The second was B1-38, an exploration well into the Red Wolf prospect, an interval beneath the Brookian formation, where BP had previously focused development drilling.

The exploration well encountered oil in two horizons.

The first was the Kekiktuk formation, which also contains the oil reservoir for the nearby Endicott unit. In early 2012, Savant targeted the Kekiktuk again with the Red Wolf No. 2 exploration well. The target zone was wet, though, and Savant suspended its pursuit of Red Wolf and transferred the deep zones at those leases to a consortium of independents.

The second horizon was in the shallower late Cretaceous Killian sands, which Savant used to restart sustained oil production from the Badami unit in November 2010.

Work since has been primarily maintenance.

Using a conventional rig and an electric submersible pump, Savant added some 54,259 barrels of oil production from the B1-16 well between May 2012 and March 2013. The oil “would not have otherwise been produced” without the work, the company said.

Savant also restored integrity to the B1-28 well by repairing a tubing leak and said that it was planning additional repairs intended to bring the well back into regular production.

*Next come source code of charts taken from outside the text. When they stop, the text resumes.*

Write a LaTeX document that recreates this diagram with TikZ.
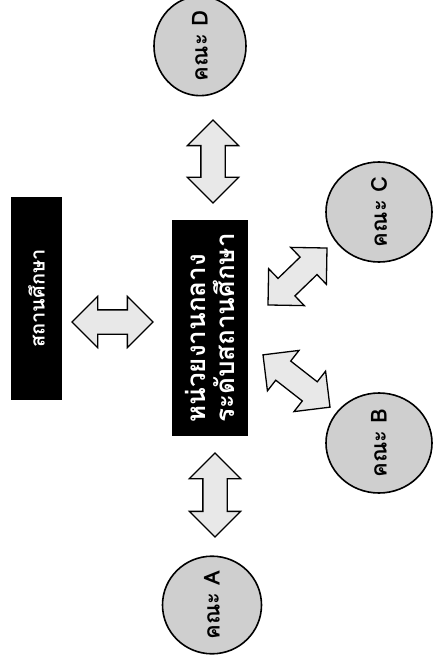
\documentclass[tikz,border=0pt]{standalone}
\usepackage{fontspec}
\newfontfamily\thaifont[Script=Thai]{Loma}
\usetikzlibrary{shapes.arrows, shapes.geometric}
\definecolor{cink}{HTML}{000000}
\definecolor{cspeck}{HTML}{CFCFCF}
\definecolor{cpale}{HTML}{E8E8E8}
\tikzset{
  every picture/.style={x=1pt, y=-1pt, line width=1.6pt},
  block/.style={fill=cink, text=white, font=\thaifont\bfseries, rotate=90, align=left, inner sep=0pt},
  faculty/.style={ellipse, draw=cink, fill=cspeck, rotate=90, inner sep=0pt, font=\thaifont\bfseries\fontsize{22}{26}\selectfont},
  link/.style={double arrow, draw=cink, fill=cpale, line width=1.3pt, inner xsep=0pt, inner ysep=11.5pt,
    double arrow head extend=13.5pt, minimum height=#1},
  link/.default=83pt,
}
\begin{document}
\begin{tikzpicture}
  \useasboundingbox (0,0) rectangle (434,668);
  % the school and the central unit
  \node[block, minimum width=203pt, minimum height=51pt, font=\thaifont\bfseries\fontsize{20}{24}\selectfont] (school) at (36.5,298.5) {สถานศึกษา};
  \node[block, minimum width=216pt, minimum height=76pt, font=\thaifont\bfseries\fontsize{26}{29}\selectfont] (hub) at (210,328) {หน่วยงานกลาง\\ระดับสถานศึกษา};
  % the four faculties
  \node[faculty, minimum width=96pt, minimum height=99pt] (facA) at (212,605) {คณะ A};
  \node[faculty, minimum width=100pt, minimum height=106pt] (facB) at (379,443) {คณะ B};
  \node[faculty, minimum width=100pt, minimum height=106pt] (facC) at (379,212) {คณะ C};
  \node[faculty, minimum width=94pt, minimum height=92pt] (facD) at (200,46) {คณะ D};
  % block arrows between them
  \node[link=81pt] (arrS) at (112.5,322) {};
  \node[link=84pt, rotate=90] (arrA) at (215,495) {};
  \node[link=85pt, rotate=-38] (arrB) at (296.5,381) {};
  \node[link=82pt, rotate=44] (arrC) at (297.5,276.5) {};
  \node[link=83pt, rotate=90] (arrD) at (213,161.5) {};
\end{tikzpicture}
\end{document}
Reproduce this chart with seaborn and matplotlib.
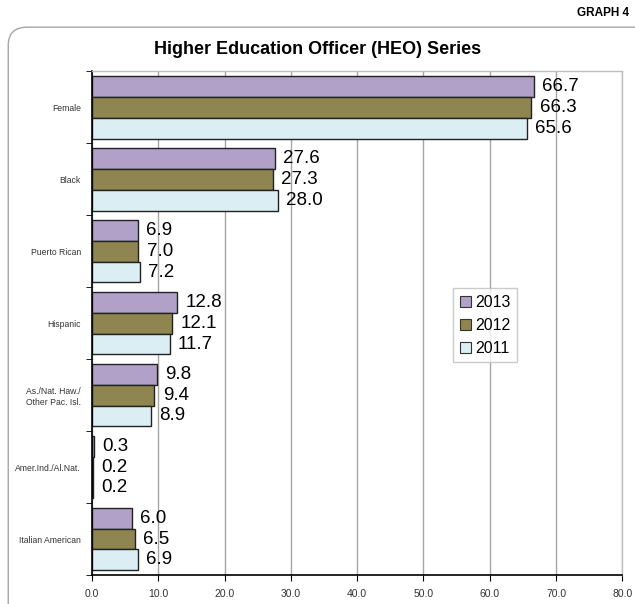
import numpy as np
import pandas as pd
import matplotlib
matplotlib.use('Agg')
import matplotlib.pyplot as plt
from matplotlib.patches import FancyBboxPatch
from matplotlib.ticker import MultipleLocator, FixedLocator, FuncFormatter
import seaborn as sns

categories = ['Female', 'Black', 'Puerto Rican', 'Hispanic',
              'As./Nat. Haw./\nOther Pac. Isl.', 'Amer.Ind./Al.Nat.', 'Italian American']
years = ['2013', '2012', '2011']
vals_2013 = [66.7, 27.6, 6.9, 12.8, 9.8, 0.3, 6.0]
vals_2012 = [66.3, 27.3, 7.0, 12.1, 9.4, 0.2, 6.5]
vals_2011 = [65.6, 28.0, 7.2, 11.7, 8.9, 0.2, 6.9]
colors = ['#B1A0C7', '#8E8550', '#DAEEF3']

df = pd.DataFrame({
    'group': categories * 3,
    'year': ['2013'] * 7 + ['2012'] * 7 + ['2011'] * 7,
    'value': vals_2013 + vals_2012 + vals_2011,
})

sns.set_style('white')
plt.rcParams['font.family'] = ['Liberation Sans', 'DejaVu Sans']
plt.rcParams['text.color'] = 'black'

fig = plt.figure(figsize=(6.35, 6.04), dpi=100)
ax = fig.add_axes([0.145, 0.048, 0.835, 0.834])

sns.barplot(data=df, y='group', x='value', hue='year', hue_order=years,
            order=categories, palette=colors, orient='h', width=0.87,
            edgecolor='#222222', linewidth=1.0, ax=ax, saturation=1)

for cont in ax.containers:
    ax.bar_label(cont, fmt='%.1f', padding=6, fontsize=13.5, color='black')

ax.set_xlim(0, 80)
ax.set_ylim(6.5, -0.5)
ax.xaxis.set_major_locator(MultipleLocator(10))
ax.xaxis.set_major_formatter(FuncFormatter(lambda v, p: '%.1f' % v))
ax.grid(axis='x', color='#A6A6A6', linewidth=1)
ax.set_axisbelow(True)
ax.set_xlabel('')
ax.set_ylabel('')

nfont = ['Liberation Sans Narrow', 'Liberation Sans', 'DejaVu Sans']
for lab in ax.get_yticklabels():
    lab.set_fontfamily(nfont)
    lab.set_fontsize(6.2)
    lab.set_color('#333333')
    lab.set_multialignment('center')
for lab in ax.get_xticklabels():
    lab.set_fontfamily(nfont)
    lab.set_fontsize(7.5)
    lab.set_color('#333333')

ax.tick_params(axis='y', which='major', length=0, pad=8)
ax.yaxis.set_minor_locator(FixedLocator(np.arange(-0.5, 7, 1)))
ax.tick_params(axis='y', which='minor', length=4, color='black', left=True)
ax.tick_params(axis='x', length=4, color='black', bottom=True, pad=6)

for s in ['left', 'bottom']:
    ax.spines[s].set_color('black')
    ax.spines[s].set_linewidth(1.2)
for s in ['top', 'right']:
    ax.spines[s].set_color('#BFBFBF')
    ax.spines[s].set_linewidth(1)

leg = ax.legend(loc='upper left', bbox_to_anchor=(0.681, 0.569), frameon=True,
                fontsize=11.5, handlelength=0.7, handleheight=0.7,
                handletextpad=0.3, labelspacing=0.5, borderpad=0.4,
                borderaxespad=0, fancybox=False, edgecolor='#BFBFBF')
leg.get_frame().set_linewidth(1)
for t in leg.get_texts():
    t.set_color('black')
for h in leg.legend_handles:
    h.set_edgecolor('#333333')
    h.set_linewidth(0.8)

fig.patches.append(FancyBboxPatch((0.013, -0.05), 1.05, 1.005,
                                  boxstyle='round,pad=0,rounding_size=0.03',
                                  transform=fig.transFigure, fill=False,
                                  edgecolor='#A6A6A6', linewidth=1))
fig.text(0.5, 0.918, 'Higher Education Officer (HEO) Series', ha='center', va='center',
         fontsize=13, fontweight='heavy', color='black')
fig.text(0.99, 0.978, 'GRAPH 4', ha='right', va='center', fontsize=8.5,
         fontweight='bold', color='black')

fig.savefig('out.png', dpi=100)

The current plan of development for Badami, active through November 2014, also called for Savant to hydraulically fracture the B1-18A sidetrack and the B1-38 well. The work at B1-18A would gauge the economics of hydraulic fracturing at horizontal wells in the Brookian formation at Badami. The work at B1-38 would do the same for the deeper Killian sands, while also gauging the size of the reservoir. The information would underpin an application for a participating area for the Killian sands, Savant has said.

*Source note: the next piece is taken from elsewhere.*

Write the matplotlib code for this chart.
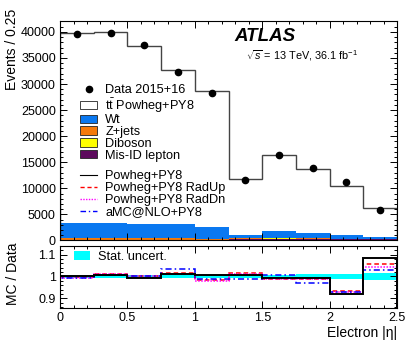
import matplotlib
matplotlib.use("Agg")
import matplotlib.pyplot as plt
import numpy as np
from matplotlib.patches import Patch
from matplotlib.lines import Line2D
from matplotlib.ticker import MultipleLocator, FormatStrFormatter

plt.rcParams['font.family'] = ['Liberation Sans', 'DejaVu Sans']
plt.rcParams['mathtext.fontset'] = 'custom'
plt.rcParams['mathtext.rm'] = 'Liberation Sans'
plt.rcParams['mathtext.it'] = 'Liberation Sans:italic'
plt.rcParams['mathtext.bf'] = 'Liberation Sans:bold'

# ---- data ----
edges = np.arange(0, 2.51, 0.25)
data = [39560, 39880, 37410, 32330, 28340, 11660, 16410, 13940, 11280, 5760]
ttbar = [36410, 36650, 34150, 29505, 25950, 10635, 14550, 12355, 9290, 5500]
wt = [2980, 2960, 2710, 2675, 2260, 655, 1260, 1005, 725, 410]
zjets = [300, 300, 290, 280, 250, 80, 100, 90, 80, 60]
diboson = [40, 40, 40, 35, 30, 15, 20, 15, 15, 10]
misid = [120, 120, 110, 110, 100, 350, 380, 330, 280, 220]

# MC / Data
r_nominal = [1.004, 1.006, 0.993, 1.009, 1.007, 1.005, 0.992, 0.992, 0.921, 1.085]
r_radup = [0.997, 1.013, 1.000, 1.016, 0.983, 1.014, 0.990, 0.990, 0.933, 1.058]
r_raddn = [0.994, 1.010, 1.000, 1.010, 0.978, 1.010, 0.990, 0.988, 0.929, 1.044]
r_amc = [0.994, 1.005, 1.002, 1.032, 0.989, 0.987, 1.007, 0.968, 0.929, 1.031]
stat_unc = [0.006, 0.006, 0.006, 0.006, 0.006, 0.008, 0.008, 0.010, 0.010, 0.016]

# ---- figure ----
fig = plt.figure(figsize=(4.14, 3.53), dpi=100)
ax = fig.add_axes([0.145, 0.3187, 0.814, 0.6204])
rax = fig.add_axes([0.145, 0.1275, 0.814, 0.1756])

stack = [(misid, '#5c0a5c', 'Mis-ID lepton'),
         (diboson, '#ffff00', 'Diboson'),
         (zjets, '#f57a0a', 'Z+jets'),
         (wt, '#0a78f0', 'Wt'),
         (ttbar, 'white', r'$\mathrm{t\bar{t}}$ Powheg+PY8')]
bottom = np.zeros(len(data))
for vals, col, lab in stack:
    top = bottom + np.array(vals)
    ax.stairs(top, edges, baseline=bottom, fill=True, color=col, lw=0)
    bottom = top
ax.stairs(bottom, edges, color='#444444', lw=1.0)

centers = 0.5 * (edges[:-1] + edges[1:])
ax.plot(centers, data, 'o', color='black', ms=4.5, zorder=5)

ax.set_xlim(0, 2.5)
ax.set_ylim(0, 42000)
ax.xaxis.set_major_locator(MultipleLocator(0.5))
ax.xaxis.set_minor_locator(MultipleLocator(0.1))
ax.yaxis.set_major_locator(MultipleLocator(5000))
ax.yaxis.set_minor_locator(MultipleLocator(1000))
ax.tick_params(labelbottom=False)

# ratio
band = np.array(stat_unc)
rax.stairs(1 + band, edges, baseline=1 - band, fill=True, color='#00ffff', lw=0)
rax.stairs(r_radup, edges, color='#ff0000', lw=1.1, ls=(0, (3, 2)))
rax.stairs(r_raddn, edges, color='#ff00ff', lw=1.1, ls=(0, (1, 1)))
rax.stairs(r_amc, edges, color='#0000ff', lw=1.1, ls=(0, (4, 2, 1, 2)))
rax.stairs(r_nominal, edges, color='black', lw=1.4)
rax.set_xlim(0, 2.5)
rax.set_ylim(0.855, 1.14)
rax.xaxis.set_major_locator(MultipleLocator(0.5))
rax.xaxis.set_minor_locator(MultipleLocator(0.1))
rax.yaxis.set_major_locator(MultipleLocator(0.1))
rax.yaxis.set_minor_locator(MultipleLocator(0.02))
rax.yaxis.set_major_formatter(FormatStrFormatter('%g'))
rax.xaxis.set_major_formatter(FormatStrFormatter('%g'))

for a in (ax, rax):
    a.tick_params(which='both', direction='in', top=True, right=True, labelsize=9, pad=3)
    a.tick_params(which='major', length=5, width=0.7)
    a.tick_params(which='minor', length=2.5, width=0.7)
    for s in a.spines.values():
        s.set_linewidth(0.8)

# legends
leg_kw = dict(loc='upper left', frameon=False, fontsize=9.2, borderpad=0, borderaxespad=0,
              handlelength=1.3, handleheight=0.65, handletextpad=0.65)
h1 = [Line2D([], [], marker='o', color='black', ls='none', ms=4.5)]
l1 = ['Data 2015+16']
for vals, col, lab in stack[::-1]:
    h1.append(Patch(facecolor=col, edgecolor='#222222', lw=0.6))
    l1.append(lab)
leg1 = ax.legend(h1, l1, bbox_to_anchor=(0.06, 0.713), labelspacing=-0.02, **leg_kw)
ax.add_artist(leg1)
h2 = [Line2D([], [], color='black', lw=0.8),
      Line2D([], [], color='#ff0000', lw=1.0, ls=(0, (3, 2))),
      Line2D([], [], color='#ff00ff', lw=1.0, ls=(0, (1, 1))),
      Line2D([], [], color='#0000ff', lw=1.0, ls=(0, (4, 2, 1, 2)))]
l2 = ['Powheg+PY8', 'Powheg+PY8 RadUp', 'Powheg+PY8 RadDn', 'aMC@NLO+PY8']
ax.legend(h2, l2, bbox_to_anchor=(0.06, 0.322), labelspacing=0.0, **leg_kw)

rax.legend([Patch(facecolor='#00ffff', lw=0)], ['Stat. uncert.'],
           bbox_to_anchor=(0.04, 0.92), **leg_kw)

ax.text(0.516, 0.93, 'ATLAS', transform=ax.transAxes, fontsize=13.5,
        fontweight='bold', fontstyle='italic', va='center', ha='left')
ax.text(0.553, 0.845, r'$\sqrt{s}$ = 13 TeV, 36.1 fb$^{-1}$', transform=ax.transAxes,
        fontsize=7.8, va='center', ha='left')

fig.text(12 / 414, 1 - 9 / 353, 'Events / 0.25', rotation=90, ha='center', va='top', fontsize=10)
fig.text(13 / 414, 1 - 274 / 353, 'MC / Data', rotation=90, ha='center', va='center', fontsize=10)
fig.text(397 / 414, 1 - 333 / 353, 'Electron |η|', ha='right', va='center', fontsize=10)

fig.savefig('out.png', dpi=100)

Savant reported oil production averaging some 1,020 bpd through the first six months of 2011 and subsequently topping 1,300 bpd by July 2013. But production is currently around 1,100 bpd from eight wells, according to Miller Energy and AOGCC figures.

Miller’s plans

When it acquired Savant, Miller Energy said it intended to “significantly enhance the value” of the assets it was acquiring - both producing assets and exploration properties.

The sale would give Miller a 67.5 percent interest in the Badami unit, 100 percent interest in surrounding exploration leases and a stake in the various Badami unit infrastructures.

“The acquisition of Savant will significantly expand Miller Energy’s Alaskan asset ownership, complementing our existing Cook Inlet operations and providing us with additional wellbore diversification,” Boruff said at the time. “This transaction increases our profile in the Alaskan oil and gas community, and gives us a credible foothold in the world-class North Slope resource play, including existing production, a developmental runway and substantial mid-stream assets. By utilizing our combined team’s expertise and experience, we expect to significantly enhance the value of these assets. This transaction is another example of our ability to identify and acquire assets with substantial upside that Miller can unlock, providing a clear path to increased shareholder value.”

Miller’s initial plans call for sidetracking the existing B1-14 and B1-28 wells at the unit, at a cost of some $15 million each, according to Miller. The company has estimated that the two wells contain some 2 million barrels of recoverable oil reserves between them.

The fiscal year 2015 program is estimated at $25 million after credits.